ALBUQUERQUE (KRQE) – A new set of requirements for New Mexicans who use supplemental food assistance programs are set to go into effect soon. However, a non-profit law firm is suing the state’s Health Services Department claiming they did not follow the law.
The lawsuit filed Monday said the Human Services Department kept the changes from New Mexicans and cut them out of the loop.
“They are certainly not lax and they are not required by federal law,” Sovereign Hager, a staff attorney with the New Mexico Center on Law and Poverty said. “New Mexico would be the state with the highest unemployment, highest poverty to implement these kinds of changes and the department didn’t even follow proper law in changing the rules.”
Attorneys said the changes to programs like SNAP could potentially affect up to 80,000 people.
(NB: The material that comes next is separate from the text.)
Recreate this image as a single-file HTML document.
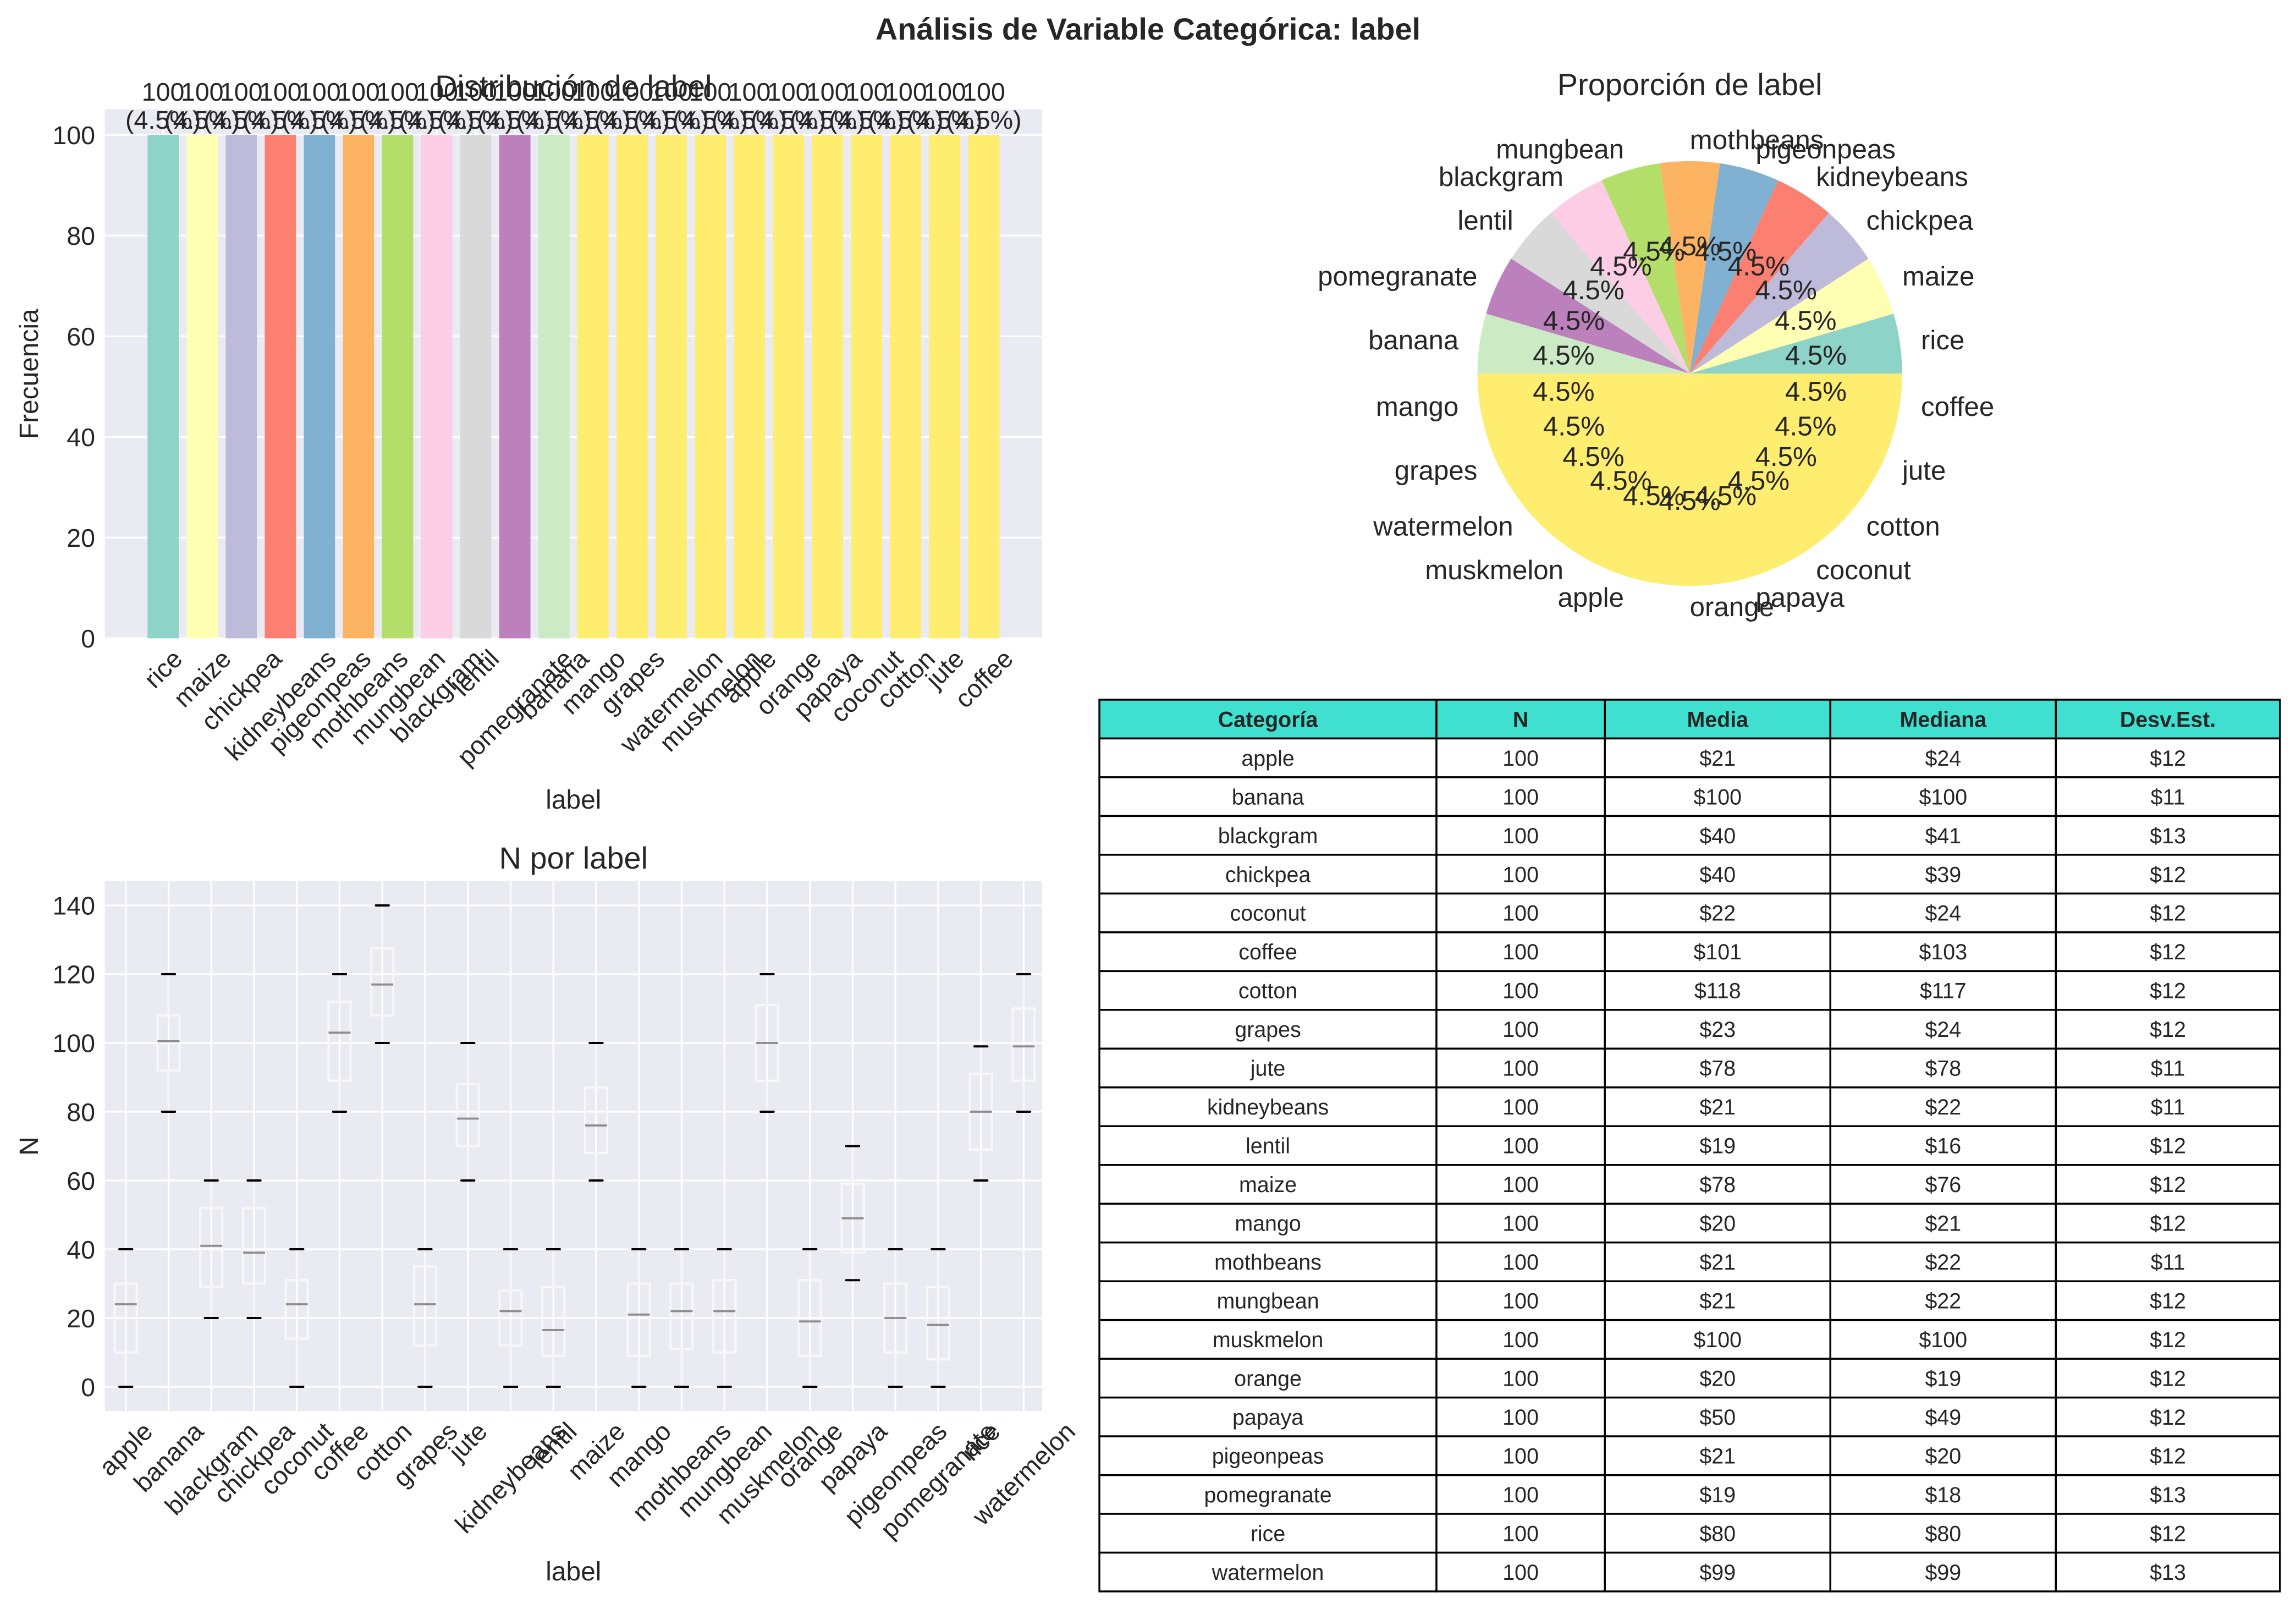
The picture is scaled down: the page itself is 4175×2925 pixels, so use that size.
<!DOCTYPE html>
<html><head><meta charset="utf-8"><style>
html,body{margin:0;padding:0;background:#fff;}
svg{display:block;}
text{font-family:"Liberation Sans",sans-serif;fill:#262626;}
</style></head><body>
<svg id="fig" xmlns="http://www.w3.org/2000/svg" width="4175" height="2925" viewBox="0 0 1568 1098.5">
<rect x="0" y="0" width="1568" height="1098.5" fill="#fff"/>
<text x="784" y="27" text-anchor="middle" font-size="21" font-weight="bold">Análisis de Variable Categórica: label</text>
<g id="bar"></g>
<g id="pie"></g>
<g id="box"></g>
<g id="tbl"></g>
</svg>
<script>
// ---- Bar chart data ----
const barCats = ["rice","maize","chickpea","kidneybeans","pigeonpeas","mothbeans","mungbean","blackgram","lentil","pomegranate","banana","mango","grapes","watermelon","muskmelon","apple","orange","papaya","coconut","cotton","jute","coffee"];
const barCounts = [100,100,100,100,100,100,100,100,100,100,100,100,100,100,100,100,100,100,100,100,100,100];
const barPct = ["4.5%","4.5%","4.5%","4.5%","4.5%","4.5%","4.5%","4.5%","4.5%","4.5%","4.5%","4.5%","4.5%","4.5%","4.5%","4.5%","4.5%","4.5%","4.5%","4.5%","4.5%","4.5%"];
const barTicks = [0,20,40,60,80,100];
const palette = ["#8dd3c7","#ffffb3","#bebada","#fb8072","#80b1d3","#fdb462","#b3de69","#fccde5","#d9d9d9","#bc80bd","#ccebc5","#ffed6f"];
// ---- Pie data (same order) ----
const pieValues = [100,100,100,100,100,100,100,100,100,100,100,100,100,100,100,100,100,100,100,100,100,100];
// ---- Box plot data ----
const boxCats = ["apple","banana","blackgram","chickpea","coconut","coffee","cotton","grapes","jute","kidneybeans","lentil","maize","mango","mothbeans","mungbean","muskmelon","orange","papaya","pigeonpeas","pomegranate","rice","watermelon"];
const boxQ1 = [10,92,29,30,14,89,108,12,70,12,9,68,9,11,10,89,9,39,10,8,69,89];
const boxMed = [24,100.5,41,39,24,103,117,24,78,22,16.5,76,21,22,22,100,19,49,20,18,80,99];
const boxQ3 = [30,108,52,52,31,112,127.5,35,88,28,29,87,30,30,31,111,31,59,30,29,91,110];
const boxLo = [0,80,20,20,0,80,100,0,60,0,0,60,0,0,0,80,0,31,0,0,60,80];
const boxHi = [40,120,60,60,40,120,140,40,100,40,40,100,40,40,40,120,40,70,40,40,99,120];
const boxTicks = [0,20,40,60,80,100,120,140];
// ---- Table data ----
const tblHeaders = ["Categoría","N","Media","Mediana","Desv.Est."];
const tblCats = boxCats;
const tblN = [100,100,100,100,100,100,100,100,100,100,100,100,100,100,100,100,100,100,100,100,100,100];
const tblMean = [21,100,40,40,22,101,118,23,78,21,19,78,20,21,21,100,20,50,21,19,80,99];
const tblMedian = [24,100,41,39,24,103,117,24,78,22,16,76,21,22,22,100,19,49,20,18,80,99];
const tblStd = [12,11,13,12,12,12,12,12,11,11,12,12,12,11,12,12,12,12,12,13,12,13];

const NS = "http://www.w3.org/2000/svg";
function mk(parent, tag, attrs, txt){
  const e = document.createElementNS(NS, tag);
  for (const k in attrs) e.setAttribute(k, attrs[k]);
  if (txt !== undefined) e.textContent = txt;
  parent.appendChild(e);
  return e;
}
function rotLabel(g, txt, x, yTop, fs, name){
  const t = mk(g, "text", {"font-size":fs, "text-anchor":"middle", "dominant-baseline":"central"}, txt);
  
  
  const w = t.getComputedTextLength();
  const h = (w + fs*0.95) * 0.7071;
  t.setAttribute("transform", `translate(${x},${yTop + h/2}) rotate(-45)`);
}

// ===== BAR CHART =====
(function(){
  const g = document.getElementById("bar");
  const L=71.6, R=711.7, T=74.7, B=435.8, ymax=105.06;
  const n = barCats.length;
  const xs = i => 111.4 + i*(671.9-111.4)/(n-1);
  const ys = v => B - v*(B-T)/ymax;
  const bw = 21.3;
  mk(g,"rect",{x:L,y:T,width:R-L,height:B-T,fill:"#eaeaf2"});
  barTicks.forEach(v=>{
    const l = mk(g,"line",{x1:L,x2:R,y1:ys(v),y2:ys(v),stroke:"#fff","stroke-width":1.2});
    
    
    const t = mk(g,"text",{x:65,y:ys(v)+6.3,"text-anchor":"end","font-size":17.5},String(v));
    
    
  });
  barCats.forEach((c,i)=>{
    mk(g,"line",{x1:xs(i),x2:xs(i),y1:T,y2:B,stroke:"#fff","stroke-width":1.2});
  });
  barCats.forEach((c,i)=>{
    const r = mk(g,"rect",{x:xs(i)-bw/2,y:ys(barCounts[i]),width:bw,height:B-ys(barCounts[i]),fill:palette[Math.min(i,11)]});
    
    
  });
  const ti = mk(g,"text",{x:(L+R)/2,y:66,"text-anchor":"middle","font-size":21},"Distribución de label");
  
  
  barCats.forEach((c,i)=>{
    const yb = ys(barCounts[i]);
    const t1 = mk(g,"text",{x:xs(i),y:yb-23.3,"text-anchor":"middle","font-size":17.5},String(barCounts[i]));
    
    
    const t2 = mk(g,"text",{x:xs(i),y:yb-4.3,"text-anchor":"middle","font-size":17.5},"("+barPct[i]+")");
    
    
    rotLabel(g, c, xs(i), B+5, 17.5, 'bar-x-tick-label');
  });
  const xl = mk(g,"text",{x:(L+R)/2,y:552,"text-anchor":"middle","font-size":18},"label");
  
  
  const yl = mk(g,"text",{x:0,y:0,"text-anchor":"middle","font-size":18,transform:`translate(26,${(T+B)/2}) rotate(-90)`},"Frecuencia");
  
  
})();

// ===== PIE CHART =====
(function(){
  const g = document.getElementById("pie");
  const cx=1154, cy=255, r=145;
  const total = pieValues.reduce((a,b)=>a+b,0);
  let a0 = 0;
  const pt = (ang, rr) => [cx + rr*Math.cos(ang*Math.PI/180), cy - rr*Math.sin(ang*Math.PI/180)];
  pieValues.forEach((v,i)=>{
    const span = v/total*360;
    const a1 = a0 + span;
    const p0 = pt(a0,r), p1 = pt(a1,r);
    const large = span>180?1:0;
    const p = mk(g,"path",{d:`M${cx},${cy} L${p0[0]},${p0[1]} A${r},${r} 0 ${large} 0 ${p1[0]},${p1[1]} Z`,fill:palette[Math.min(i,11)]});
    
    
    a0 = a1;
  });
  a0 = 0;
  pieValues.forEach((v,i)=>{
    const span = v/total*360;
    const mid = a0 + span/2;
    const lp = pt(mid, r*1.1);
    const cosm = Math.cos(mid*Math.PI/180);
    const lt = mk(g,"text",{x:lp[0],y:lp[1],"text-anchor":cosm>=0?"start":"end","dominant-baseline":"central","font-size":18.5},barCats[i]);
    
    
    const pp = pt(mid, r*0.6);
    const pc = mk(g,"text",{x:pp[0],y:pp[1],"text-anchor":"middle","dominant-baseline":"central","font-size":18.5},(v/total*100).toFixed(1)+"%");
    
    
    a0 += span;
  });
  const ti = mk(g,"text",{x:cx,y:65,"text-anchor":"middle","font-size":21},"Proporción de label");
  
  
})();

// ===== BOX PLOT =====
(function(){
  const g = document.getElementById("box");
  const L=71.6, R=711.7, T=601.6, B=963.3;
  const y0=946.8, k=2.3475;
  const ys = v => y0 - v*k;
  const n = boxCats.length;
  const xs = i => 85.9 + i*29.2;
  mk(g,"rect",{x:L,y:T,width:R-L,height:B-T,fill:"#eaeaf2"});
  boxTicks.forEach(v=>{
    const l = mk(g,"line",{x1:L,x2:R,y1:ys(v),y2:ys(v),stroke:"#fff","stroke-width":1.2});
    
    
    const t = mk(g,"text",{x:65,y:ys(v)+6.3,"text-anchor":"end","font-size":17.5},String(v));
    
    
  });
  boxCats.forEach((c,i)=>{
    mk(g,"line",{x1:xs(i),x2:xs(i),y1:T,y2:B,stroke:"#fff","stroke-width":1.2});
  });
  const bw=15, cw=8.8;
  boxCats.forEach((c,i)=>{
    const x = xs(i);
    const gg = mk(g,"g",{});
    
    
    mk(gg,"line",{x1:x,x2:x,y1:ys(boxHi[i]),y2:ys(boxQ3[i]),stroke:"#f7f7f7","stroke-width":1.5});
    mk(gg,"line",{x1:x,x2:x,y1:ys(boxQ1[i]),y2:ys(boxLo[i]),stroke:"#f7f7f7","stroke-width":1.5});
    mk(gg,"rect",{x:x-bw/2,y:ys(boxQ3[i]),width:bw,height:ys(boxQ1[i])-ys(boxQ3[i]),fill:"none",stroke:"#f7f7f7","stroke-width":1.6});
    mk(gg,"line",{x1:x-bw/2,x2:x+bw/2,y1:ys(boxMed[i]),y2:ys(boxMed[i]),stroke:"#8c8c8c","stroke-width":1.4});
    mk(gg,"line",{x1:x-cw/2,x2:x+cw/2,y1:ys(boxHi[i]),y2:ys(boxHi[i]),stroke:"#000","stroke-width":1.5,"stroke-linecap":"round"});
    mk(gg,"line",{x1:x-cw/2,x2:x+cw/2,y1:ys(boxLo[i]),y2:ys(boxLo[i]),stroke:"#000","stroke-width":1.5,"stroke-linecap":"round"});
    rotLabel(g, c, x, B+5, 17.5, 'box-x-tick-label');
  });
  const ti = mk(g,"text",{x:(L+R)/2,y:593,"text-anchor":"middle","font-size":21},"N por label");
  
  
  const xl = mk(g,"text",{x:(L+R)/2,y:1079,"text-anchor":"middle","font-size":18},"label");
  
  
  const yl = mk(g,"text",{x:0,y:0,"text-anchor":"middle","font-size":18,transform:`translate(26,${(T+B)/2}) rotate(-90)`},"N");
  
  
})();

// ===== TABLE =====
(function(){
  const g = document.getElementById("tbl");
  const cols = [750.8, 981, 1096, 1250, 1404, 1557];
  const top = 477.7, rh = 26.47;
  const rows = [tblHeaders];
  tblCats.forEach((c,i)=>rows.push([c, String(tblN[i]), "$"+tblMean[i], "$"+tblMedian[i], "$"+tblStd[i]]));
  rows.forEach((row,ri)=>{
    const y = top + ri*rh;
    row.forEach((cell,ci)=>{
      const r = mk(g,"rect",{x:cols[ci],y:y,width:cols[ci+1]-cols[ci],height:rh,fill:ri===0?"#40e0d0":"#fff",stroke:"#000","stroke-width":1.3});
      
      
      const t = mk(g,"text",{x:(cols[ci]+cols[ci+1])/2,y:y+rh/2+5.3,"text-anchor":"middle","font-size":14.8,"font-weight":ri===0?"bold":"normal"},cell);
      
      
    });
  });
})();
</script>
</body></html>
One in five New Mexicans currently receives some type of food assistance.
The lawsuit claims those changes, which were adopted the first of the October, were illegal. It also claims it kept low-income families from participating in the rule-making process.
Matt Kennicott, a spokesperson with the Human Services Department, said that the new changes are not strict and called the lawsuit baseless.
The new requirements mean that any able-bodied adult without children who is capable of work must be working, looking for work, doing community service or job training in order to continue receiving food stamps. Those with children older than 6 must also be looking for work.
Kennicott said the changes get rid of requirements that were only temporary.
“The 2009 waiver that this rule is removing was never meant to be permanent and our goal is to help more New Mexicans become self-sufficient, earn job training skills and find employment quite frankly,” Kennicott said.
Attorneys with the Center on Law and Poverty asked for a temporary restraining order on the changes. They hope that will keep the changes from going into effect while this plays out in the courts.
The Human Services Department said the first wave of changes is set to go into effect Nov. 1.